+++ Stored data
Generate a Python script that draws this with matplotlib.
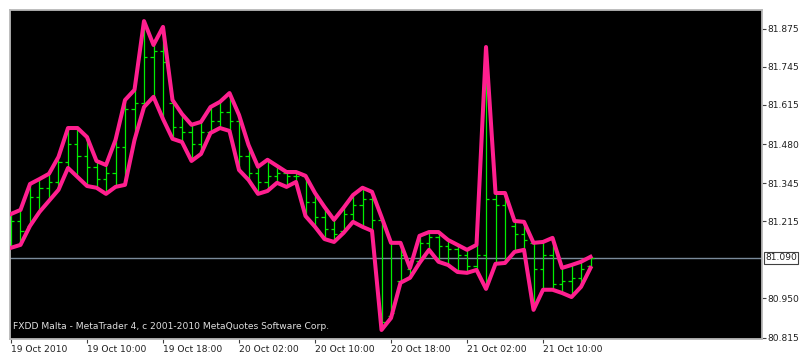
import matplotlib
matplotlib.use("Agg")
import matplotlib.pyplot as plt

# ---- data (hourly bars, 19 Oct 2010 02:00 .. 21 Oct 2010 15:00) ----
highs = [81.240, 81.254, 81.343, 81.360, 81.378, 81.436, 81.535, 81.535, 81.504, 81.422,
         81.408, 81.494, 81.631, 81.666, 81.902, 81.820, 81.882, 81.631, 81.583, 81.546,
         81.556, 81.607, 81.625, 81.655, 81.580, 81.477, 81.402, 81.426, 81.405, 81.384,
         81.384, 81.371, 81.312, 81.264, 81.220, 81.261, 81.305, 81.330, 81.316, 81.230,
         81.141, 81.141, 81.055, 81.165, 81.178, 81.178, 81.151, 81.134, 81.117, 81.134,
         81.813, 81.312, 81.312, 81.216, 81.213, 81.141, 81.144, 81.158, 81.055, 81.065,
         81.076, 81.093]
lows = [81.124, 81.134, 81.199, 81.247, 81.285, 81.323, 81.398, 81.367, 81.336, 81.330,
        81.309, 81.333, 81.340, 81.494, 81.607, 81.642, 81.566, 81.498, 81.487, 81.422,
        81.446, 81.518, 81.535, 81.525, 81.391, 81.357, 81.309, 81.319, 81.347, 81.333,
        81.350, 81.233, 81.196, 81.154, 81.144, 81.175, 81.213, 81.196, 81.182, 80.842,
        80.883, 81.004, 81.021, 81.072, 81.117, 81.076, 81.065, 81.041, 81.038, 81.048,
        80.983, 81.069, 81.072, 81.110, 81.117, 80.911, 80.980, 80.980, 80.969, 80.955,
        80.990, 81.055]
opens = [81.150, 81.215, 81.200, 81.300, 81.330, 81.350, 81.420, 81.480, 81.440, 81.400,
         81.360, 81.380, 81.470, 81.600, 81.620, 81.780, 81.800, 81.620, 81.540, 81.520,
         81.480, 81.520, 81.560, 81.590, 81.560, 81.440, 81.380, 81.350, 81.370, 81.380,
         81.370, 81.370, 81.280, 81.230, 81.190, 81.180, 81.240, 81.270, 81.290, 81.220,
         80.890, 81.010, 81.050, 81.080, 81.140, 81.160, 81.130, 81.120, 81.100, 81.060,
         81.100, 81.290, 81.270, 81.200, 81.170, 81.140, 81.050, 81.100, 81.000, 81.010,
         81.020, 81.060]
closes = [81.215, 81.180, 81.300, 81.330, 81.350, 81.420, 81.480, 81.440, 81.400, 81.360,
          81.380, 81.470, 81.600, 81.620, 81.780, 81.800, 81.760, 81.540, 81.520, 81.480,
          81.520, 81.560, 81.590, 81.560, 81.440, 81.380, 81.350, 81.370, 81.380, 81.370,
          81.370, 81.280, 81.230, 81.190, 81.170, 81.240, 81.270, 81.290, 81.220, 80.870,
          80.900, 81.100, 81.040, 81.140, 81.160, 81.130, 81.120, 81.100, 81.060, 81.100,
          81.290, 81.270, 81.290, 81.170, 81.150, 81.050, 81.100, 81.000, 81.010, 81.020,
          81.050, 81.090]

price_ticks = [81.875, 81.745, 81.615, 81.480, 81.345, 81.215, 80.950, 80.815]
price_labels = ["81.875", "81.745", "81.615", "81.480", "81.345", "81.215", "80.950", "80.815"]
current_price = 81.090
current_label = "81.090"

time_tick_bars = [0, 8, 16, 24, 32, 40, 48, 56]
time_labels = ["19 Oct 2010", "19 Oct 10:00", "19 Oct 18:00", "20 Oct 02:00",
               "20 Oct 10:00", "20 Oct 18:00", "21 Oct 02:00", "21 Oct 10:00"]
copyright_text = "FXDD Malta - MetaTrader 4, c 2001-2010 MetaQuotes Software Corp."

# ---- figure ----
W, H = 803, 357
fig = plt.figure(figsize=(W / 100, H / 100), dpi=100)
fig.patch.set_facecolor("white")
L, R, T, B = 10, 762, 10, 339
ax = fig.add_axes([L / W, 1 - B / H, (R - L) / W, (B - T) / H])
ax.set_facecolor("black")

n = len(highs)
xs = list(range(n))

pink = "#ff1f8f"
green = "#00ee00"

ax.axhline(current_price, color="#7a8a9a", lw=1.0, zorder=1)
ax.vlines(xs, lows, highs, color=green, lw=0.9, zorder=2)
ax.hlines(opens, [x - 0.33 for x in xs], xs, color=green, lw=0.9, zorder=2)
ax.hlines(closes, xs, [x + 0.33 for x in xs], color=green, lw=0.9, zorder=2)
ax.plot(xs, highs, color=pink, lw=2.9, solid_joinstyle="round", zorder=3)
ax.plot(xs, lows, color=pink, lw=2.9, solid_joinstyle="round", zorder=3)

ax.set_xlim(-0.105, 79.05)
ax.set_ylim(80.811, 81.940)

for s in ax.spines.values():
    s.set_color("#b8b8b8")
    s.set_linewidth(1.3)

ax.yaxis.tick_right()
ax.set_yticks(price_ticks)
ax.set_yticklabels(price_labels)
ax.tick_params(axis="y", direction="out", length=3, width=0.8, color="#404040",
               labelsize=6.6, labelcolor="#202020", pad=1)
ax.set_xticks(time_tick_bars)
ax.set_xticklabels(time_labels, ha="left")
ax.tick_params(axis="x", direction="out", length=3, width=0.8, color="#404040",
               labelsize=6.6, labelcolor="#202020", pad=1)
for lab in ax.get_xticklabels():
    lab.set_x(lab.get_position()[0])

ax.text(1.0 + 3 / (R - L), current_price, current_label, transform=ax.get_yaxis_transform(),
        va="center", ha="left", fontsize=6.6, color="#202020",
        bbox=dict(boxstyle="square,pad=0.15", fc="white", ec="#404040", lw=0.8))

ax.text(0.004, 0.025, copyright_text, transform=ax.transAxes, color="#e0e0e0",
        fontsize=6.6, ha="left", va="bottom")

fig.savefig("out.png", dpi=100, facecolor="white")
++++++
### Stated problem
Give again, word for word, every line from the top of the data through the line with "import matplotlib.pyplot as plt", both ends included, and exclude the pictures.

### Exercise answer
Generate a Python script that draws this with matplotlib.
import matplotlib
matplotlib.use("Agg")
import matplotlib.pyplot as plt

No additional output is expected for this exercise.